* Prompt
Read the lines that follow and tally those with the word "this"; give the number and nothing else.

-- Record excerpts start --

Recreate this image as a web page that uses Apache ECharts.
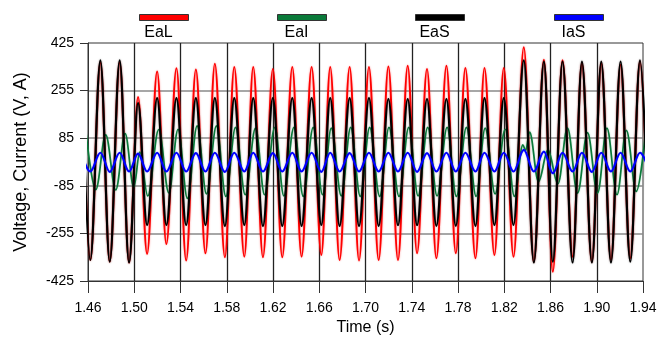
<!DOCTYPE html>
<html><head><meta charset="utf-8">
<script src="https://cdn.jsdelivr.net/npm/echarts@6/dist/echarts.min.js"></script>
<style>html,body{margin:0;padding:0;background:#fff}#c{width:667px;height:344px}</style>
</head><body><div id="c"></div>
<script>
// ---- data (times in s, values in V / A) ----
const seriesNames = ['EaL', 'EaI', 'EaS', 'IaS'];
const xTickLabels = ['1.46','1.50','1.54','1.58','1.62','1.66','1.70','1.74','1.78','1.82','1.86','1.90','1.94'];
const yTickLabels = ['-425','-255','-85','85','255','425'];

// extrema times shared by EaL, EaS, IaS (peaks / troughs)
const tExt = [1.4541,1.4620,1.4707,1.4788,1.4874,1.4955,1.5033,1.5111,1.5198,1.5278,
  1.5365,1.5449,1.5533,1.5616,1.5697,1.5784,1.5865,1.5952,1.6029,1.6113,
  1.6199,1.6280,1.6367,1.6447,1.6534,1.6618,1.6695,1.6776,1.6863,1.6944,
  1.7030,1.7114,1.7198,1.7281,1.7365,1.7446,1.7532,1.7613,1.7700,1.7781,
  1.7864,1.7951,1.8029,1.8115,1.8196,1.8280,1.8369,1.8456,1.8543,1.8620,
  1.8704,1.8791,1.8872,1.8958,1.9039,1.9123,1.9206,1.9290,1.9374,1.9457];
const EaL = [356,-350,356,-356,356,-359,232,-328,323,-293,
  335,-352,330,-326,351,-340,339,-338,339,-340,
  332,-340,339,-338,339,-332,339,-350,339,-352,
  339,-350,341,-350,344,-326,332,-344,344,-326,
  336,-344,336,-332,336,-338,410,-356,365,-392,
  363,-338,353,-356,353,-350,347,-344,359,-350];
const EaS = [363,-350,363,-356,363,-359,210,-225,228,-225,
  228,-225,228,-225,228,-228,228,-225,228,-228,
  228,-228,228,-228,228,-225,228,-228,228,-228,
  228,-228,225,-225,225,-225,225,-228,225,-228,
  225,-228,228,-225,228,-225,363,-359,359,-356,
  359,-359,359,-359,359,-359,359,-356,363,-356];
const IaS = [33,-34,33,-35,33,-34,30,-34,33,-34,
  33,-34,32,-34,33,-35,33,-34,33,-34,
  32,-34,33,-34,33,-35,33,-34,32,-34,
  33,-34,33,-34,33,-35,32,-34,33,-34,
  33,-34,33,-34,33,-34,43,-34,37,-40,
  33,-34,33,-35,33,-34,33,-34,33,-34];

// extrema times and values of EaI
const tEaI = [1.4584,1.4667,1.4753,1.4840,1.4921,1.4996,1.5048,1.5117,1.5212,1.5299,
  1.5379,1.5460,1.5544,1.5625,1.5711,1.5792,1.5876,1.5960,1.6049,1.6127,
  1.6216,1.6294,1.6381,1.6462,1.6548,1.6629,1.6704,1.6791,1.6872,1.6955,
  1.7036,1.7123,1.7203,1.7290,1.7374,1.7455,1.7538,1.7619,1.7706,1.7786,
  1.7873,1.7957,1.8035,1.8121,1.8208,1.8288,1.8361,1.8385,1.8419,1.8496,
  1.8578,1.8664,1.8747,1.8834,1.8920,1.9007,1.9088,1.9175,1.9256,1.9342,1.9425];
const EaI = [100,-99,97,-100,101,-90,35,-121,116,-110,
  117,-130,129,-114,129,-123,124,-117,121,-117,
  124,-121,124,-123,124,-117,121,-121,124,-123,
  124,-123,124,-123,124,-121,124,-121,124,-123,
  124,-123,121,-114,117,-123,61,40,107,-70,
  43,-78,121,-111,105,-111,121,-117,113,-105,115];

// ---- chart ----
const FONT = '"Liberation Sans", Arial, sans-serif';
const colors = {EaL: '#ff0000', EaI: '#0a7a3a', EaS: '#000000', IaS: '#0000ff'};
const halos = {EaL: 'rgba(255,0,0,0.45)', EaI: 'rgba(10,122,58,0.3)', EaS: 'rgba(0,0,0,0.4)', IaS: 'rgba(0,0,255,0.2)'};
const pairs = (ts, vs) => ts.map((t, i) => [t, vs[i]]);
const dataBy = {
  EaL: pairs(tExt, EaL), EaI: pairs(tEaI, EaI), EaS: pairs(tExt, EaS), IaS: pairs(tExt, IaS)
};
const widths = {EaL: 2, EaI: 1.7, EaS: 2.2, IaS: 2.2};

const legendLeft = [134, 272, 410, 549];
const legends = seriesNames.map((n, i) => ({
  data: [n], left: legendLeft[i], top: 9, itemWidth: 49, itemHeight: 6, icon: 'rect',
  itemStyle: {borderColor: '#333', borderWidth: 1}, formatter: () => '', selectedMode: false,
  textStyle: {fontSize: 1}
}));
const legendText = seriesNames.map((n, i) => ({
  type: 'text', x: legendLeft[i] + 24.5, y: 25,
  style: {text: n, font: '16px ' + FONT, fill: '#000', textAlign: 'center'}
}));

const chart = echarts.init(document.getElementById('c'), null, {renderer: 'canvas'});
chart.setOption({
  animation: false,
  backgroundColor: '#fff',
  legend: legends,
  graphic: legendText,
  grid: {left: 88, right: 24, top: 43, bottom: 63, show: true, borderColor: '#333', borderWidth: 1},
  xAxis: {
    type: 'value', min: 1.46, max: 1.94, interval: 0.04,
    name: 'Time (s)', nameLocation: 'middle', nameGap: 38,
    nameTextStyle: {fontSize: 16, fontFamily: FONT, color: '#000'},
    axisLine: {show: true, onZero: false, lineStyle: {color: '#333', width: 1}},
    axisTick: {show: true, inside: false, length: 12, lineStyle: {color: '#333', width: 1}},
    axisLabel: {fontSize: 14, fontFamily: FONT, color: '#000', margin: 20,
      formatter: v => xTickLabels[Math.round((v - 1.46) / 0.04)]},
    splitLine: {show: true, showMinLine: false, showMaxLine: false, lineStyle: {color: '#222', width: 1.3}}
  },
  yAxis: {
    type: 'value', min: -425, max: 425, interval: 170,
    name: 'Voltage, Current (V, A)', nameLocation: 'middle', nameGap: 58, nameRotate: 90,
    nameTextStyle: {fontSize: 18, fontFamily: FONT, color: '#000'},
    axisLine: {show: true, onZero: false, lineStyle: {color: '#333', width: 1}},
    axisTick: {show: true, inside: false, length: 8, lineStyle: {color: '#333', width: 1}},
    axisLabel: {fontSize: 14, fontFamily: FONT, color: '#000', margin: 14,
      formatter: v => yTickLabels[Math.round((v + 425) / 170)]},
    splitLine: {show: true, showMinLine: false, showMaxLine: false, lineStyle: {color: '#8a8a8a', width: 1.5}}
  },
  series: seriesNames.map(n => ({
    name: n, type: 'line', data: dataBy[n], showSymbol: false, symbol: 'none',
    smooth: 0.36, smoothMonotone: 'x', clip: true, sampling: null,
    color: colors[n],
    lineStyle: {color: colors[n], width: widths[n], shadowBlur: 2, shadowColor: halos[n]}
  }))
});
</script></body></html>
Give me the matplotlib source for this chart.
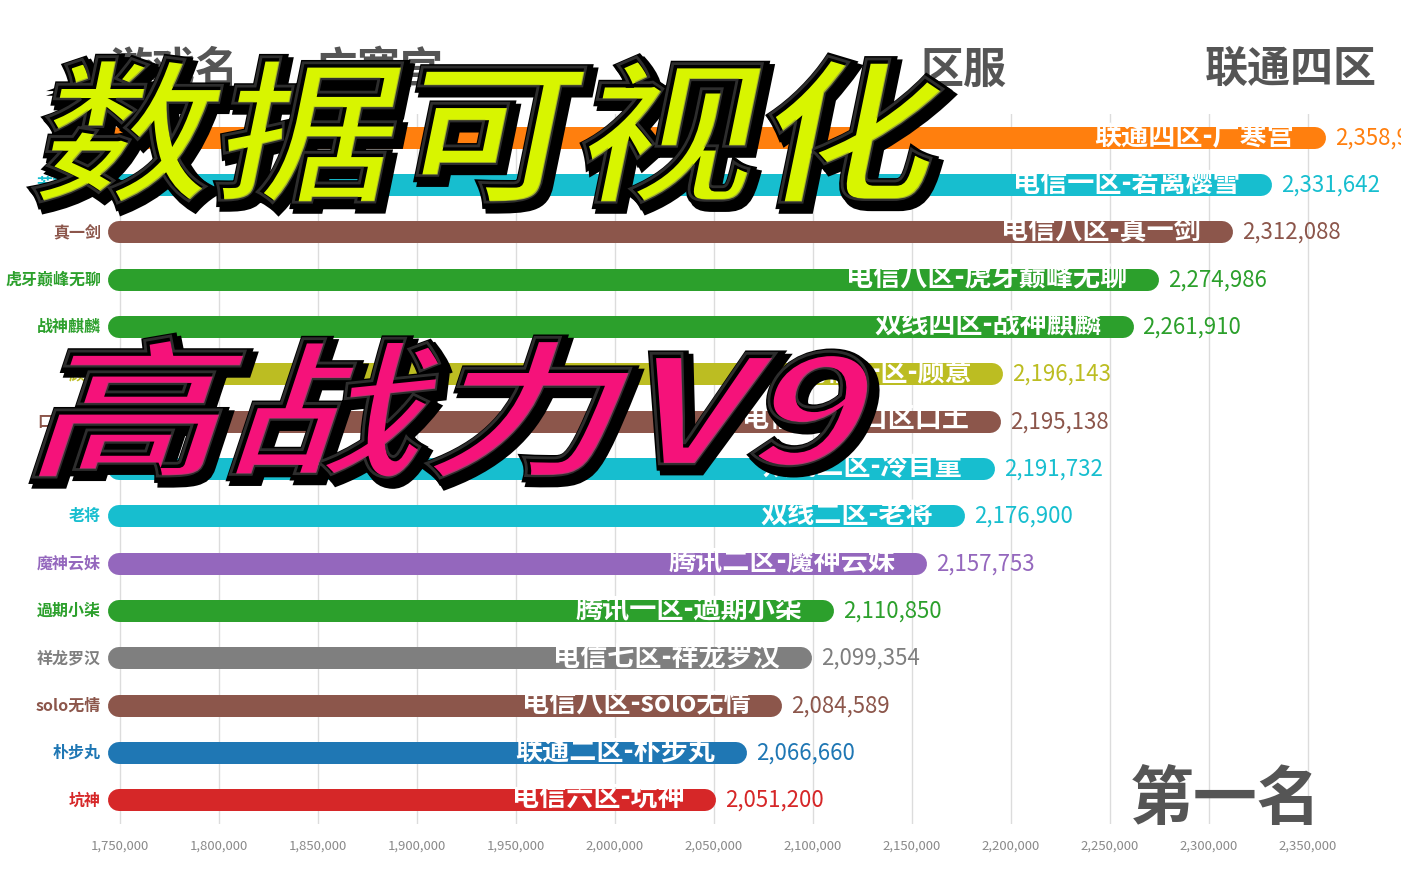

-- Record excerpts end --

* Correct output
2